- Marks & Spencer booked a 62% fall in annual profit owing to restructure charges associated with store closures and a squeeze on margins in its food business.

Pre-tax profit fell to £66.8m, as revenue rose by 0.7% to £10.70bn.

Adjusted profit, which stripped out costs associated with store closures and other restructuring measures, fell 5.4% to £580.9m.

The company kept its full-year dividend flat at 18.7p per share.

'The first phase of our transformation plan, restoring the basics, is now well under way and the actions taken have increased the velocity of change running through our business,' chief executive Steve Rowe said.

'These changes come with short term costs which are reflected in today's results.'

Rowe said a new organisational structure will largely be in place in July, while the company was now tackling transforming the retailer's culture to make it a 'faster, lower cost, more commercial, more digital business'.

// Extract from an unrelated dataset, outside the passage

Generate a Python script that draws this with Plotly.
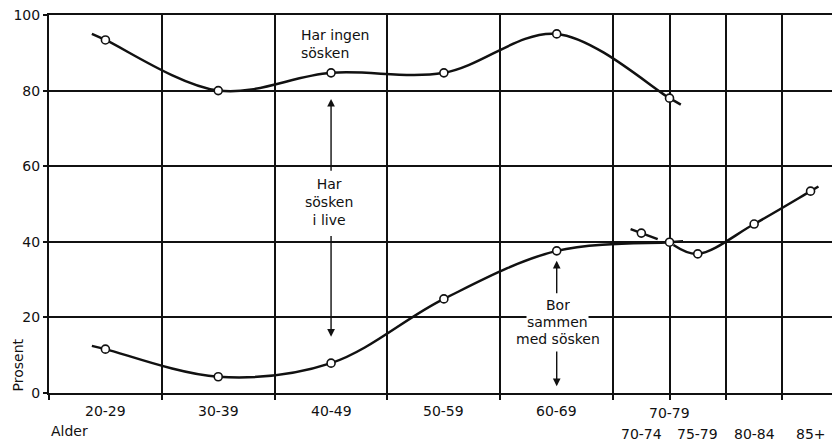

'This is vital as we start to leverage the strength of the M&S brand and values across a family of businesses to deliver sustainable, profitable growth in three-to-five years.'

The company announced on Tuesday that it planned to close 100 stores by 2022.

For the 2019 financial year, Marks & Spencer said it expected to reduce space in its clothing and home business by around 5%, with gross margins to increase by 50 basis points -- though the first half would be adversely affected by currency and sale timing.

In the food business, the company said it expected space to be broadly level, though gross margin would decrease by between 0 and 50 basis points, with the combination of price investment and the annualisation of input cost inflation in the first half of the year.

UK costs would fall by up to 1%, the effective tax rate would be around 22% and capital expenditure would be around £350-400m.